**AIM OF THE TASK**
In the listing that follows, retype every line from the first through the one containing "ax = fig.add_axes([0.1486, 0.2298, 0.8294, 0.5892])". Pictures are to be left out.

**DATASET EXTRACT**

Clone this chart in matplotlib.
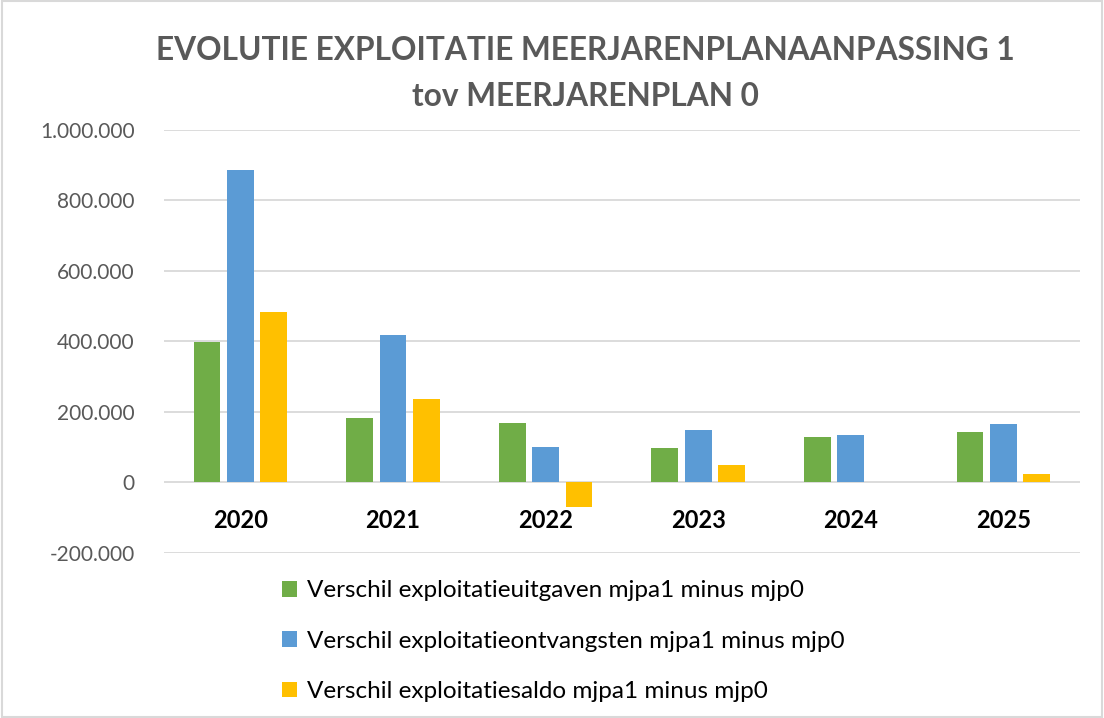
import numpy as np
import matplotlib.pyplot as plt
from matplotlib.ticker import FuncFormatter
from matplotlib.patches import Rectangle

years = ['2020', '2021', '2022', '2023', '2024', '2025']
uitgaven = [398000, 182000, 170000, 97000, 130000, 144000]
ontvangsten = [887000, 418000, 101000, 148000, 134000, 167000]
saldo = [483000, 237000, -69000, 50000, 0, 24000]
series_names = ['Verschil exploitatieuitgaven mjpa1 minus mjp0',
                'Verschil exploitatieontvangsten mjpa1 minus mjp0',
                'Verschil exploitatiesaldo mjpa1 minus mjp0']
colors = ['#70AD47', '#5B9BD5', '#FFC000']

plt.rcParams['font.family'] = ['Lato', 'DejaVu Sans']

fig = plt.figure(figsize=(11.04, 7.18), dpi=100)
fig.patches.append(Rectangle((0.002, 0.002), 0.996, 0.996, transform=fig.transFigure,
                             fill=False, edgecolor='#D9D9D9', linewidth=1.5))
ax = fig.add_axes([0.1486, 0.2298, 0.8294, 0.5892])

x = np.arange(len(years))
w = 0.176
step = 0.219
for i, (vals, name, c) in enumerate(zip([uitgaven, ontvangsten, saldo], series_names, colors)):
    ax.bar(x + (i - 1) * step, vals, width=w, color=c, label=name, zorder=3)

ax.set_xlim(-0.5, len(years) - 0.5)
ax.set_ylim(-200000, 1000000)
ax.set_yticks(np.arange(-200000, 1000001, 200000))
ax.yaxis.set_major_formatter(FuncFormatter(lambda v, p: f'{int(v):,}'.replace(',', '.')))
ax.grid(axis='y', color='#D9D9D9', linewidth=1.3, zorder=0)
ax.tick_params(axis='y', length=0, labelsize=15, labelcolor='#595959', pad=21)
ax.set_xticks([])
for s in ax.spines.values():
    s.set_visible(False)

for xi, yr in zip(x, years):
    ax.annotate(yr, (xi, 0), xytext=(0, -19), textcoords='offset points',
                ha='center', va='top', fontsize=17, fontweight='bold', color='#000000')

fig.text(0.53, 0.929, 'EVOLUTIE EXPLOITATIE MEERJARENPLANAANPASSING 1', ha='center', va='center',
         fontsize=22.8, fontweight='bold', color='#595959')
fig.text(0.53, 0.865, 'tov MEERJARENPLAN 0', ha='center', va='center',
         fontsize=22.8, fontweight='bold', color='#595959')

fig.legend(loc='upper left', bbox_to_anchor=(0.236, 0.222), ncol=1, frameon=False,
           fontsize=17.5, handlelength=0.6, handleheight=0.6, handletextpad=0.4,
           labelspacing=1.2, labelcolor='#000000')

fig.savefig('out.png', dpi=100)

**OUTPUT OF THE EXERCISE**
Clone this chart in matplotlib.
import numpy as np
import matplotlib.pyplot as plt
from matplotlib.ticker import FuncFormatter
from matplotlib.patches import Rectangle

years = ['2020', '2021', '2022', '2023', '2024', '2025']
uitgaven = [398000, 182000, 170000, 97000, 130000, 144000]
ontvangsten = [887000, 418000, 101000, 148000, 134000, 167000]
saldo = [483000, 237000, -69000, 50000, 0, 24000]
series_names = ['Verschil exploitatieuitgaven mjpa1 minus mjp0',
                'Verschil exploitatieontvangsten mjpa1 minus mjp0',
                'Verschil exploitatiesaldo mjpa1 minus mjp0']
colors = ['#70AD47', '#5B9BD5', '#FFC000']

plt.rcParams['font.family'] = ['Lato', 'DejaVu Sans']

fig = plt.figure(figsize=(11.04, 7.18), dpi=100)
fig.patches.append(Rectangle((0.002, 0.002), 0.996, 0.996, transform=fig.transFigure,
                             fill=False, edgecolor='#D9D9D9', linewidth=1.5))
ax = fig.add_axes([0.1486, 0.2298, 0.8294, 0.5892])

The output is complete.